I will have to back track a little and admit, if it came to compressing a huge chunk of data, it could make sense to have a parallel compression, but shuffle and gzip (low) and other faster algorithms really seem to not need this, so it’s kind of a mixed bag. I think I’d stick to simpler and later paralellize compression as an extended effort since it’s easy for users to do other things that address it (say lz4). Perhaps if it is easier to provide the compressed data form to HDF5, this issue can be more side stepped by allowing the user to parallelize the filtering + compression however they see fit? Interesting thought for removing compute from core IO.

Glad this issue is finally being evaluated and being worked on at the levels it is! Wishing funds your way :-). Hopefully DOE etc will take note of how imporatant this should be to them.

I’d like to add an other restricting use case that we have at ESRF: “on thread per file write data with direct chunk”. Hopefully this might be already possible?

I agree with nevion that threading should be the responsibility of the client application (e.g. if every libraries start to use their own thread pools, there is a high risk of oversubscription).

Elena, thank you for sharing with us the subject. As you already know, our HDF5 users are strongly convinced that a multi-thread version of the library is really urgent to reach high throughput in HPC environment.

Most HPC applications use multi threading (via Posix thread or using directive based approaches as OpenMP) in order to process data in parallel so that each thread should have full control of when and where to access and store its own data. In these scenarios, the internal multi-threaded solution proposed in the document would be of no real benefit.

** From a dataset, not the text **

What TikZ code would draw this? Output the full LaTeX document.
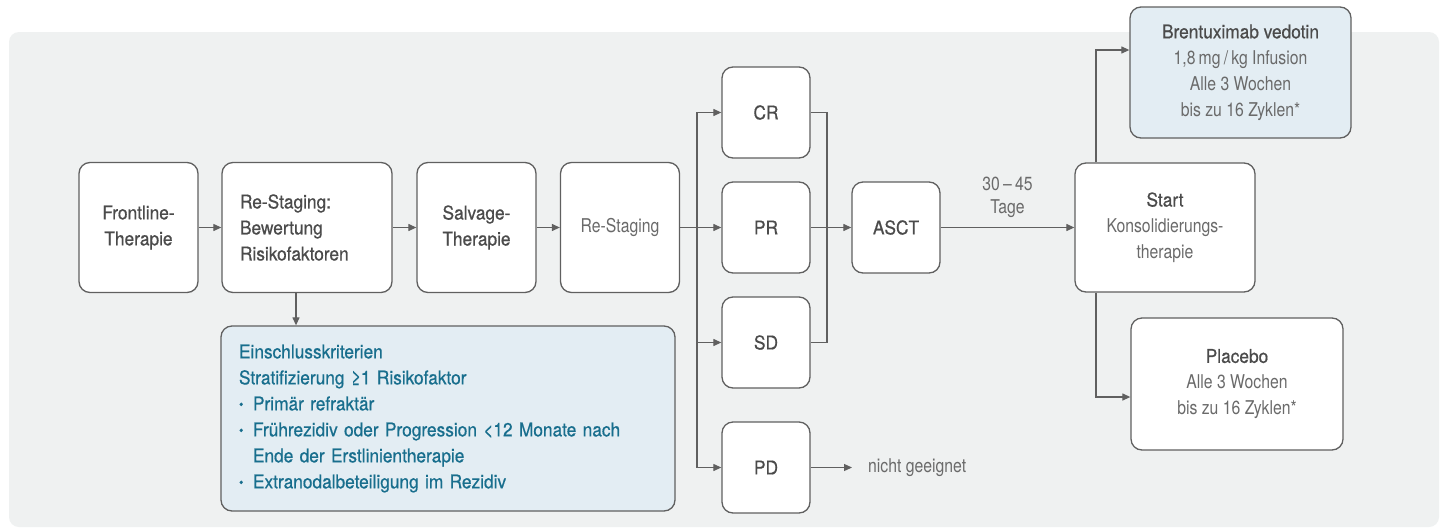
\documentclass[tikz,border=0pt]{standalone}
\usepackage{fontspec}
\setmainfont{TeX Gyre Heros}[FakeStretch=0.91, FakeBold=0.6]
\newfontfamily\lightfont{TeX Gyre Heros}[FakeStretch=0.83]
\usetikzlibrary{arrows.meta}

\definecolor{panelgray}{HTML}{EFF1F1}
\definecolor{boxline}{HTML}{606060}
\definecolor{medtext}{HTML}{4B4B4B}
\definecolor{lighttext}{HTML}{6A6A6A}
\definecolor{bluefill}{HTML}{E3EDF3}
\definecolor{critteal}{HTML}{186E8D}

\newcommand{\lt}[1]{{\lightfont\color{lighttext}#1}}
\newcommand{\critbul}{\makebox[14pt][l]{\raisebox{1.2pt}{\fontsize{14}{14}\selectfont\textbullet}}}

\tikzset{
  x=1pt, y=-1pt,
  flowbox/.style={draw=boxline, line width=1.3pt, rounded corners=11pt,
    fill=white, align=center, inner sep=0pt, text=medtext,
    font=\fontsize{19}{26}\selectfont},
  smallbox/.style={flowbox, minimum width=88pt, minimum height=91pt},
  stagebox/.style={flowbox, minimum width=119pt, minimum height=130pt},
  conn/.style={draw=boxline, line width=1.2pt,
    -{Triangle[length=8pt,width=7pt]}},
  plainline/.style={draw=boxline, line width=1.2pt},
}

\begin{document}
\begin{tikzpicture}
  \useasboundingbox (0,0) rectangle (1440,528);
  \fill[white] (0,0) rectangle (1440,528);
  \fill[panelgray, rounded corners=10pt] (9,32) rectangle (1439,527);

  % main sequence
  \node[stagebox] (front) at (138.5,227.5) {Frontline-\\Therapie};
  \node[stagebox, minimum width=170pt, text width=134pt, align=left]
    (rest) at (307,227.5) {Re-Staging:\\Bewertung\\Risikofaktoren};
  \node[stagebox] (salv) at (476.5,227.5) {Salvage-\\Therapie};
  \node[stagebox, font=\lightfont\fontsize{19}{26}\selectfont, text=lighttext]
    (restg) at (620,227.5) {Re-Staging};

  % response categories
  \node[smallbox] (cr) at (766,112.5) {CR};
  \node[smallbox] (pr) at (766,227.5) {PR};
  \node[smallbox] (sd) at (766,342.5) {SD};
  \node[smallbox] (pd) at (766,467.5) {PD};
  \node[smallbox] (asct) at (896,227.5) {ASCT};

  % consolidation and arms
  \node[flowbox, minimum width=180pt, minimum height=129pt]
    (start) at (1165,227.5) {Start\\\lt{Konsolidierungs-}\\\lt{therapie}};
  \node[flowbox, fill=bluefill, minimum width=221pt, minimum height=131pt]
    (brent) at (1240.5,72.5)
    {Brentuximab vedotin\\\lt{1,8\,mg\,/\,kg Infusion}\\\lt{Alle 3 Wochen}\\\lt{bis zu 16 Zyklen*}};
  \node[flowbox, minimum width=212pt, minimum height=132pt]
    (plac) at (1237,384)
    {Placebo\\\lt{Alle 3 Wochen}\\\lt{bis zu 16 Zyklen*}};

  % inclusion criteria
  \node[flowbox, fill=bluefill, text=critteal, minimum width=454pt,
    minimum height=185pt, text width=418pt, align=left]
    (crit) at (448,418.5)
    {Einschlusskriterien\\
     Stratifizierung ≥1 Risikofaktor\\
     \critbul Primär refraktär\\
     \critbul Frührezidiv oder Progression <12 Monate nach\\
     \hspace*{14pt}Ende der Erstlinientherapie\\
     \critbul Extranodalbeteiligung im Rezidiv};

  % side labels
  \node[font=\lightfont\fontsize{19}{23}\selectfont, text=lighttext,
    align=center, inner sep=0pt] (gap) at (1007.5,197) {30\,–\,45\\Tage};
  \node[font=\lightfont\fontsize{19}{26}\selectfont, text=lighttext,
    anchor=west, inner xsep=16pt, inner ysep=0pt]
    (ng) at (852,467.5) {nicht geeignet};

  % connectors
  \coordinate (split) at (697,227.5);
  \coordinate (merge) at (827,227.5);
  \coordinate (critx) at (296,0);
  \coordinate (tapx) at (1096,0);

  \draw[conn] (front.east) -- (rest.west);
  \draw[conn] (rest.east) -- (salv.west);
  \draw[conn] (salv.east) -- (restg.west);
  \draw[conn] (rest.south -| critx) -- (crit.north -| critx);

  \draw[conn] (restg.east) -- (pr.west);
  \draw[conn] (split) |- (cr.west);
  \draw[conn] (split) |- (sd.west);
  \draw[conn] (split) |- (pd.west);

  \draw[plainline] (cr.east) -| (merge);
  \draw[plainline] (sd.east) -| (merge);
  \draw[conn] (pr.east) -- (asct.west);
  \draw[conn] (asct.east) -- (start.west);
  \draw[conn] (pd.east) -- (ng.west);

  \draw[conn] (start.north -| tapx) |- ([yshift=22.5pt]brent.west);
  \draw[conn] (start.south -| tapx) |- ([yshift=-13pt]plac.west);
\end{tikzpicture}
\end{document}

We strongly suggest to go for a solution which let the client have explicit control over its threads and have the client the responsibility of calling the HDF5 API with the proper requirements, restrictions or limitations (if any should be introduced to get multi-threading support).

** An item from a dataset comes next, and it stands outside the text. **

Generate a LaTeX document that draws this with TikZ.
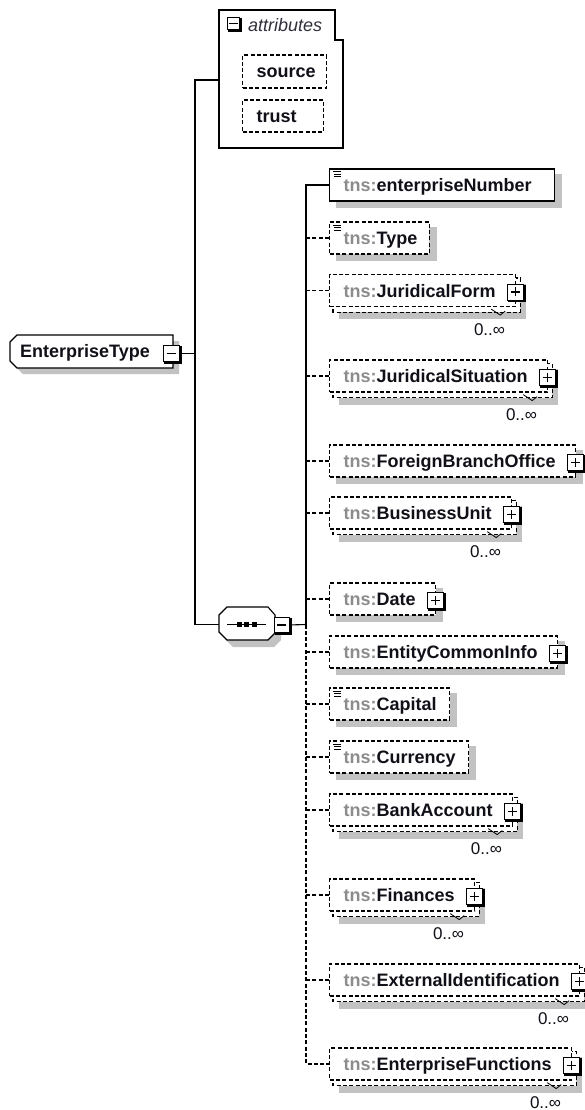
\documentclass[tikz,border=0pt]{standalone}
\usepackage{fontspec}
\setmainfont{Liberation Sans}
\usetikzlibrary{calc}
\pgfdeclarelayer{bglayer}
\pgfdeclarelayer{shadowlayer}
\pgfdeclarelayer{backlayer}
\pgfsetlayers{bglayer,shadowlayer,backlayer,main}
\definecolor{shadowgray}{HTML}{C2C2C2}
\definecolor{tnsgray}{HTML}{8C8C8C}
\definecolor{txt}{HTML}{101018}
\definecolor{attrtxt}{HTML}{30303C}
\newcommand\tns{\textcolor{tnsgray}{tns:}}
\tikzset{
  conn/.style={line width=1.1pt, draw=black},
  optconn/.style={conn, dash pattern=on 4pt off 2.3pt},
  elbox/.style={draw, fill=white, line width=1.2pt, rectangle, anchor=west,
    minimum height=32pt, inner xsep=0pt, inner ysep=0pt, text height=13pt,
    text depth=0pt, font=\bfseries\fontsize{18}{20}\selectfont, text=txt},
  optbox/.style={elbox, dash pattern=on 4pt off 2.3pt},
  cardtxt/.style={anchor=base east, inner sep=0pt, font=\fontsize{17}{19}\selectfont, text=txt},
  shapeline/.style={line width=1.1pt, draw=black, fill=white},
}
\newcommand\pmbox[3]{%
  \node[draw, fill=white, line width=0.9pt, minimum size=#3pt, inner sep=0pt, anchor=north west] (#1) at #2 {};
  \draw[line width=2pt] ([shift={(1pt,-1pt)}]#1.north east) -- ([shift={(1pt,-1pt)}]#1.south east) -- ([shift={(1pt,-1pt)}]#1.south west);}
\newcommand\minussign[1]{\draw[line width=1.2pt] ([xshift=-4.5pt]#1.center) -- ([xshift=4.5pt]#1.center);}
\newcommand\plussign[1]{\minussign{#1}\draw[line width=1.2pt] ([yshift=-4.5pt]#1.center) -- ([yshift=4.5pt]#1.center);}
\newcommand\shadowof[1]{\begin{pgfonlayer}{shadowlayer}\fill[shadowgray] ([shift={(7pt,-6pt)}]#1.north west) rectangle ([shift={(7pt,-6pt)}]#1.south east);\end{pgfonlayer}}
\newcommand\multiof[1]{%
  \begin{pgfonlayer}{backlayer}\draw[line width=1.2pt, dash pattern=on 4pt off 2.3pt, fill=white] ([shift={(4pt,-4pt)}]#1.north west) rectangle ([shift={(4pt,-5pt)}]#1.south east);\end{pgfonlayer}
  \begin{pgfonlayer}{shadowlayer}\fill[shadowgray] ([shift={(10pt,-10pt)}]#1.north west) rectangle ([shift={(10pt,-12pt)}]#1.south east);\end{pgfonlayer}
  \draw[line width=0.8pt] ([shift={(-25pt,-2pt)}]#1.south east) -- ([shift={(-16pt,-8pt)}]#1.south east) -- ([shift={(-11pt,-4pt)}]#1.south east);
  \node[cardtxt] (#1c) at ([shift={(-11pt,-28pt)}]#1.south east) {0..∞};}
\newcommand\plusof[1]{\pmbox{#1p}{($(#1.east)+(-9pt,7pt)$)}{16}\plussign{#1p}}
\newcommand\iconof[1]{%
  \draw[line width=0.8pt] ([shift={(4pt,-3.5pt)}]#1.north west) -- ++(8pt,0pt);
  \draw[line width=0.8pt] ([shift={(5pt,-6pt)}]#1.north west) -- ++(7pt,0pt);
  \draw[line width=0.8pt] ([shift={(5pt,-8.5pt)}]#1.north west) -- ++(7pt,0pt);}
\begin{document}
\begin{tikzpicture}[x=1pt,y=-1pt]
\useasboundingbox (0,0) rectangle (585,1110);
\begin{pgfonlayer}{bglayer}\fill[white] (0,0) rectangle (585,1110);\end{pgfonlayer}

% ---------- EnterpriseType ----------
\fill[shadowgray] (23,341) -- (179,341) -- (179,374) -- (23,374) -- (16,367) -- (16,348) -- cycle;
\draw[shapeline] (17,335) -- (173,335) -- (173,368) -- (17,368) -- (10,361) -- (10,342) -- cycle;
\node[anchor=base west, inner sep=0pt, font=\bfseries\fontsize{18}{20}\selectfont, text=txt] (etlabel) at (20,357.5) {EnterpriseType};
\pmbox{etm}{(163,345)}{16}\minussign{etm}

% ---------- attributes ----------
\draw[line width=1.1pt, fill=white] (219,10) -- (335,10) -- (335,40) -- (343,40) -- (343,148) -- (219,148) -- cycle;
\pmbox{am}{(227,17)}{12}\minussign{am}
\node[anchor=base west, inner sep=0pt, font=\itshape\fontsize{18}{20}\selectfont, text=attrtxt] (attrlabel) at (248,31.5) {attributes};
\node[optbox, minimum height=33pt] (src) at (242,71.5) {\hspace*{14pt}source\hspace*{11pt}};
\shadowof{src}
\node[optbox, minimum height=32pt] (trust) at (242,116) {\hspace*{14pt}trust\hspace*{27pt}};
\shadowof{trust}

% ---------- sequence ----------
\fill[shadowgray] (233,614) -- (274,614) -- (281,622) -- (281,640) -- (274,647) -- (233,647) -- (225,639) -- (225,622) -- cycle;
\draw[shapeline] (227,607) -- (268,607) -- (275,615) -- (275,633) -- (268,640) -- (227,640) -- (219,632) -- (219,615) -- cycle;
\draw[line width=1pt] (227,624) -- (266,624);
\fill[black] (237,622) rectangle (242,627);
\fill[black] (244,622) rectangle (249,627);
\fill[black] (252,622) rectangle (257,627);
\pmbox{sm}{(274,617)}{15}\minussign{sm}

% ---------- connectors (left) ----------
\coordinate (ja) at (195,80);
\coordinate (jb) at (195,624.5);
\coordinate (attrL) at (219,80);
\coordinate (seqW) at (219,624.5);
\draw[conn] (etm.east) -- (etm.east -| ja);
\draw[conn] (attrL) -- (ja) -- (jb) -- (seqW);

% ---------- elements ----------
\node[elbox] (n1) at (329,185) {\hspace*{14pt}\tns enterpriseNumber\hspace*{23pt}};
\shadowof{n1}\iconof{n1}
\node[optbox] (n2) at (329,238) {\hspace*{14pt}\tns Type\hspace*{12pt}};
\shadowof{n2}\iconof{n2}
\node[optbox] (n3) at (329,290.5) {\hspace*{14pt}\tns JuridicalForm\hspace*{20pt}};
\multiof{n3}\plusof{n3}
\node[optbox] (n4) at (329,376) {\hspace*{14pt}\tns JuridicalSituation\hspace*{20pt}};
\multiof{n4}\plusof{n4}
\node[optbox] (n5) at (329,461) {\hspace*{14pt}\tns ForeignBranchOffice\hspace*{20pt}};
\shadowof{n5}\plusof{n5}
\node[optbox] (n6) at (329,513) {\hspace*{14pt}\tns BusinessUnit\hspace*{20pt}};
\multiof{n6}\plusof{n6}
\node[optbox] (n7) at (329,599) {\hspace*{14pt}\tns Date\hspace*{20pt}};
\shadowof{n7}\plusof{n7}
\node[optbox] (n8) at (329,652) {\hspace*{14pt}\tns EntityCommonInfo\hspace*{20pt}};
\shadowof{n8}\plusof{n8}
\node[optbox] (n9) at (329,704) {\hspace*{14pt}\tns Capital\hspace*{13pt}};
\shadowof{n9}\iconof{n9}
\node[optbox] (n10) at (329,757) {\hspace*{14pt}\tns Currency\hspace*{13pt}};
\shadowof{n10}\iconof{n10}
\node[optbox] (n11) at (329,810) {\hspace*{14pt}\tns BankAccount\hspace*{20pt}};
\multiof{n11}\plusof{n11}
\node[optbox] (n12) at (329,895) {\hspace*{14pt}\tns Finances\hspace*{20pt}};
\multiof{n12}\plusof{n12}
\node[optbox] (n13) at (329,980) {\hspace*{14pt}\tns ExternalIdentification\hspace*{20pt}};
\multiof{n13}\plusof{n13}
\node[optbox] (n14) at (329,1064) {\hspace*{14pt}\tns EnterpriseFunctions\hspace*{20pt}};
\multiof{n14}\plusof{n14}

% ---------- connectors (right) ----------
\coordinate (sq) at (306,624.5);
\draw[conn] (sm.east) -- (sq);
\draw[conn] (sq) |- (n1.west);
\draw[optconn] (sq) |- (n14.west);
\foreach \k in {2,...,13}{\draw[optconn] (n\k.west -| sq) -- (n\k.west);}
\end{tikzpicture}
\end{document}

For simplicity and to address the HPC scenario I exposed earlier, let’s restrict our discussion to the use cases where required operations are read only access (see use cases 1.A, 1.B, 2, 3 in Appendix 1). Letting multi-threaded read-only accesses of dataset would be a great improvement of the library in the HPC domain. In these scenario, each thread read from a different dataset, from the same or different HDF5 file. Data is read just once from each dataset, because the intent is processing stored data and, using shared memory, combine its data with other data read by other threads. In these situations there is no real need for caching/hashing mechanism of metadata or chunks behind which, if I understood, the HDF Group identified one of the critical component that makes HDF5 hard to make thread safe. I really don’t see or understand from your document what kind of thread safety problem should arise in the library when accessing different dataset in read only.

We can use the H5F_ACC_RDONLY in the H5Fopen and add to the file access property list a flag with the intention to access datasets via multi-thread. This information can be used to provide dataset from H5Dopen which can turn off the chunk caching mechanism and all related no-threadsafe stuff away, or simply make independent instance of such structures attached to each opened dataset. This solution, which should be very simple, can address all those user cases where external threads would access different datasets from the same, or different, file independently.

I wish I could be of some help and discuss it further.

Thank you for your precious work.

I am here to ask a simple question and trying to find out if this limitation apply to my case.
I created a class to write to HDF5 files. I created three different objects of this class for three different files. I am trying to write to these files using three different buffers.
I am trying to do so by using three different threads. It is not working for me. I can see only one file being written to at a time.
I understand the multithreading limitation affects accessing the same file but does it affect my case described above?